A few months later, not all of our changes have lasted. While “walk and talks” are still common, we’ve become a bit lax in the energy we devote to wellness. Despite the benefits I realized from thought walks (thanks to Arts for LA for the link), I often forget to take them. My recently adopted, eight-month old puppy Basil gives me a no-excuses-allowed schedule for morning and evening walks and I attend “boot camp” three mornings a week, but the energy boost doesn’t last past lunch, no matter how much kale (or coffee) I consume. I even felt so guilty for sitting while writing this post that I got up and moved to the standing desk, which I often forget to utilize. Several of my colleagues have expressed similar sentiments to me and have even requested that I bring back the challenge, so with the start of a new year, I’m brainstorming some new ways to encourage physical activity at NAS.

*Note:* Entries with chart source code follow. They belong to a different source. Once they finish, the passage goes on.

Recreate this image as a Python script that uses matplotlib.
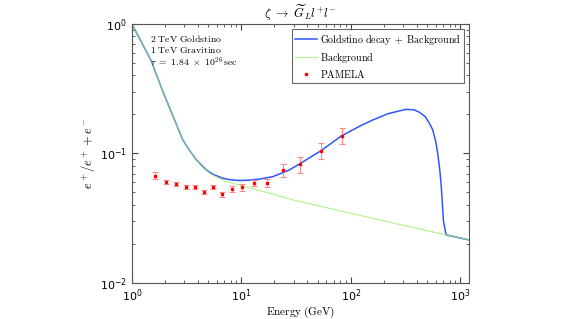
import numpy as np
import matplotlib.pyplot as plt

# background e+/(e+ + e-)
E_bg = [1.0, 1.5, 1.92, 2.4, 2.92, 3.3, 3.87, 4.4, 5.13, 6.0, 7.0, 8.2, 9.6, 12.0, 15.0, 20.0, 29.5, 50.0, 100.0, 200.0, 400.0, 743.0, 1200.0]
bg = [1.0, 0.52, 0.30, 0.19, 0.127, 0.108, 0.089, 0.079, 0.0703, 0.0653, 0.0617, 0.0590, 0.0571, 0.0543, 0.0514, 0.0483, 0.0438, 0.0395, 0.0345, 0.0302, 0.0264, 0.0235, 0.0215]

# goldstino decay + background
E_tot = [1.0, 1.5, 1.92, 2.4, 2.92, 3.3, 3.87, 4.4, 4.78, 5.5, 6.8, 8.0, 9.6, 12.0, 15.0, 19.4, 27.5, 34.0, 53.5, 81.6, 120.0, 158.0, 220.0, 320.0, 380.0, 424.0, 480.0, 523.0, 561.0, 598.0, 623.0, 650.0, 670.0, 703.0, 743.0, 1200.0]
tot = [1.0, 0.52, 0.30, 0.19, 0.127, 0.108, 0.0895, 0.080, 0.0746, 0.0690, 0.0643, 0.0626, 0.0618, 0.0622, 0.0636, 0.0662, 0.0746, 0.0830, 0.105, 0.136, 0.162, 0.181, 0.203, 0.219, 0.217, 0.208, 0.192, 0.171, 0.152, 0.123, 0.100, 0.075, 0.0572, 0.0300, 0.0235, 0.0215]

# PAMELA positron fraction
E_pam = [1.64, 2.05, 2.55, 3.11, 3.77, 4.56, 5.52, 6.68, 8.26, 10.19, 13.1, 17.3, 23.8, 34.2, 53.6, 82.6]
f_pam = [0.0673, 0.0607, 0.0583, 0.0551, 0.0550, 0.0505, 0.0553, 0.0482, 0.0531, 0.0546, 0.0590, 0.0592, 0.0744, 0.0825, 0.105, 0.137]
err_pam = [0.0040, 0.0022, 0.0021, 0.0020, 0.0020, 0.0018, 0.0020, 0.0020, 0.0027, 0.0033, 0.0030, 0.0041, 0.0082, 0.0121, 0.0150, 0.0195]

plt.rcParams['mathtext.fontset'] = 'dejavusans'
plt.rcParams['font.family'] = 'DejaVu Sans'

fig = plt.figure(figsize=(5.81, 3.19), dpi=100)
ax = fig.add_axes([0.227, 0.113, 0.580, 0.812])

ax.plot(E_tot, tot, color='#3355ff', lw=1.1, label='Goldstino decay + Background')
ax.plot(E_bg, bg, color='#99ee66', lw=0.9, alpha=0.7, label='Background')
ax.errorbar(E_pam, f_pam, yerr=err_pam, fmt='s', ms=1.8, color='red', ecolor='#ff8888',
            elinewidth=0.8, capsize=2.5, capthick=0.8)
ax.plot([], [], 's', ms=1.8, color='red', label='PAMELA')

ax.set_xscale('log')
ax.set_yscale('log')
ax.set_xlim(1, 1200)
ax.set_ylim(1e-2, 1)

ax.tick_params(which='both', direction='in', top=True, right=True, labelsize=8, colors='#444444', labelcolor='black')
ax.tick_params(which='major', length=4)
ax.tick_params(which='minor', length=2)
for s in ax.spines.values():
    s.set_color('#555555')
    s.set_linewidth(0.8)

ax.set_title(r'$\zeta\ \rightarrow\ \widetilde{G}_L l^{+} l^{-}$', fontsize=9, math_fontfamily='cm', pad=4)
ax.set_xlabel(r'$\mathrm{Energy\ (GeV)}$', fontsize=8, math_fontfamily='cm', labelpad=0)
ax.set_ylabel(r'$e^+/e^+ + e^-$', fontsize=9, math_fontfamily='cm', labelpad=2)

ax.text(0.055, 0.945, r'$\mathrm{2\ TeV\ Goldstino}$', transform=ax.transAxes, fontsize=7, math_fontfamily='cm', va='center')
ax.text(0.055, 0.900, r'$\mathrm{1\ TeV\ Gravitino}$', transform=ax.transAxes, fontsize=7, math_fontfamily='cm', va='center')
ax.text(0.055, 0.853, r'$\tau\ =\ 1.84\ \times\ 10^{26}\, \mathrm{sec}$', transform=ax.transAxes, fontsize=7, math_fontfamily='cm', va='center')

leg = ax.legend(loc='upper right', frameon=True, fancybox=False, edgecolor='#444444',
                borderaxespad=0.5, borderpad=0.3, handlelength=2.2, handletextpad=0.3, labelspacing=0.3,
                prop=dict(family='serif', math_fontfamily='cm', size=7.2))
leg.get_frame().set_linewidth(0.8)
for t in leg.get_texts():
    t.set_text('$\\mathrm{' + t.get_text().replace(' ', '\\ ') + '}$')

fig.savefig('out.png', dpi=100)
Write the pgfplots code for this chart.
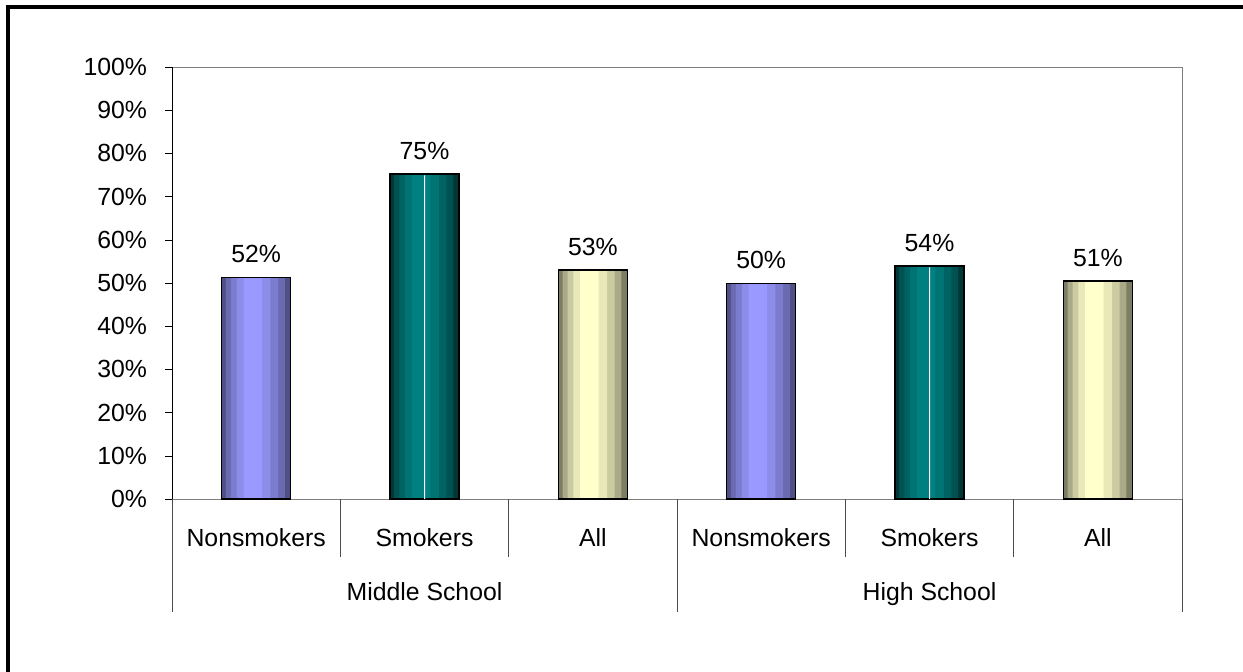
\documentclass[border=0pt]{standalone}
\usepackage{pgfplots}
\pgfplotsset{compat=1.18}
\usepackage{fontspec}
\setmainfont{Liberation Sans}
\definecolor{nsD}{RGB}{80,80,135}
\definecolor{nsL}{RGB}{153,153,255}
\definecolor{smD}{RGB}{0,55,55}
\definecolor{smL}{RGB}{0,128,128}
\definecolor{alD}{RGB}{125,125,100}
\definecolor{alL}{RGB}{255,255,204}
% layered bar: #1 dark, #2 light, #3 coordinates
\newcommand\cylbar[3]{%
  \addplot[ybar, bar shift=0pt, bar width=0.41, fill=#1, draw=none, nodes near coords={}] coordinates {#3};
  \addplot[ybar, bar shift=-0.005, bar width=0.35, fill=#2!35!#1, draw=none, nodes near coords={}] coordinates {#3};
  \addplot[ybar, bar shift=-0.01, bar width=0.28, fill=#2!60!#1, draw=none, nodes near coords={}] coordinates {#3};
  \addplot[ybar, bar shift=-0.015, bar width=0.2, fill=#2!82!#1, draw=none, nodes near coords={}] coordinates {#3};
  \addplot[ybar, bar shift=-0.02, bar width=0.11, fill=#2, draw=none, nodes near coords={}] coordinates {#3};
  \addplot[ybar, bar shift=0pt, bar width=0.41, fill=none, draw=black, line width=0.8pt] coordinates {#3};
}
\begin{document}
\begin{tikzpicture}[font=\fontsize{12.4}{14.8}\selectfont]
\begin{axis}[
  scale only axis, width=505pt, height=216pt,
  xmin=-0.5, xmax=5.5, ymin=0, ymax=100,
  clip=false,
  axis line style={draw=gray},
  ytick={0,10,...,100},
  ytick pos=left,
  yticklabel={\pgfmathprintnumber{\tick}\%},
  /pgf/number format/assume math mode=true,
  tick align=outside,
  major tick length=3.5pt,
  ytick style={black},
  yticklabel style={xshift=-5.5pt},
  xtick={0,...,5},
  xticklabels={Nonsmokers,Smokers,All,Nonsmokers,Smokers,All},
  xtick style={draw=none},
  xticklabel style={anchor=base, yshift=-20pt},
  point meta=explicit symbolic,
  nodes near coords={\pgfplotspointmeta\%},
  nodes near coords style={anchor=south, yshift=3.5pt},
]
\cylbar{nsD}{nsL}{(0,51.3) [52] (3,49.9) [50]}
\cylbar{smD}{smL}{(1,75.2) [75] (4,53.9) [54]}
\cylbar{alD}{alL}{(2,53.0) [53] (5,50.4) [51]}
\addplot[ybar, bar shift=0pt, bar width=0.5pt, fill=white, draw=none, nodes near coords={}]
  coordinates {(1,74.9) [] (4,53.6) []};
\draw[black] (rel axis cs:0,0) -- (rel axis cs:0,1);
\pgfplotsinvokeforeach{0.5,1.5,3.5,4.5}{
  \draw[black!70] (axis cs:#1,0) -- ([yshift=-29pt]axis cs:#1,0);
}
\pgfplotsinvokeforeach{-0.5,2.5,5.5}{
  \draw[black!70] (axis cs:#1,0) -- ([yshift=-56.5pt]axis cs:#1,0);
}
\node[anchor=base] at ([yshift=-50.5pt]axis cs:1,0) {Middle School};
\node[anchor=base] at ([yshift=-50.5pt]axis cs:4,0) {High School};
\draw[line width=1.6pt] ([shift={(-82pt,-120pt)}]rel axis cs:0,0) -- ([shift={(-82pt,30pt)}]rel axis cs:0,1) -- ([shift={(120pt,30pt)}]rel axis cs:1,1);
\coordinate (bl) at ([shift={(-86pt,-86pt)}]rel axis cs:0,0);
\coordinate (tr) at ([shift={(30.5pt,33.5pt)}]rel axis cs:1,1);
\end{axis}
\pgfresetboundingbox
\path[use as bounding box] (bl) rectangle (tr);
\end{tikzpicture}
\end{document}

While a spreadsheet wasn’t the best way to track for this group, we learned that some structure is necessary to keep an initiative like this going strong, as it is for any organizational change. When introducing change, whether cultural, structural or operational, it is important to have a champion that will consistently encourage a new behavior or way of operating over an extended period of time by advocating for the change and engaging others through the change process. This change leader also has to be flexible, knowing that some trial and error may be necessary to determine what methods will best support and encourage the change, but recognizing that each failed prototype brings you that much closer to the right answer.
Over the next few months, the NAS team will be sharing some additional perspectives on wellness initiatives and how they can be helpful to productivity and improve work-life balance as well as finding the appropriate place of wellness initiatives in a business environment. Does your organization support wellness in the workplace? How does a commitment to wellness help your work?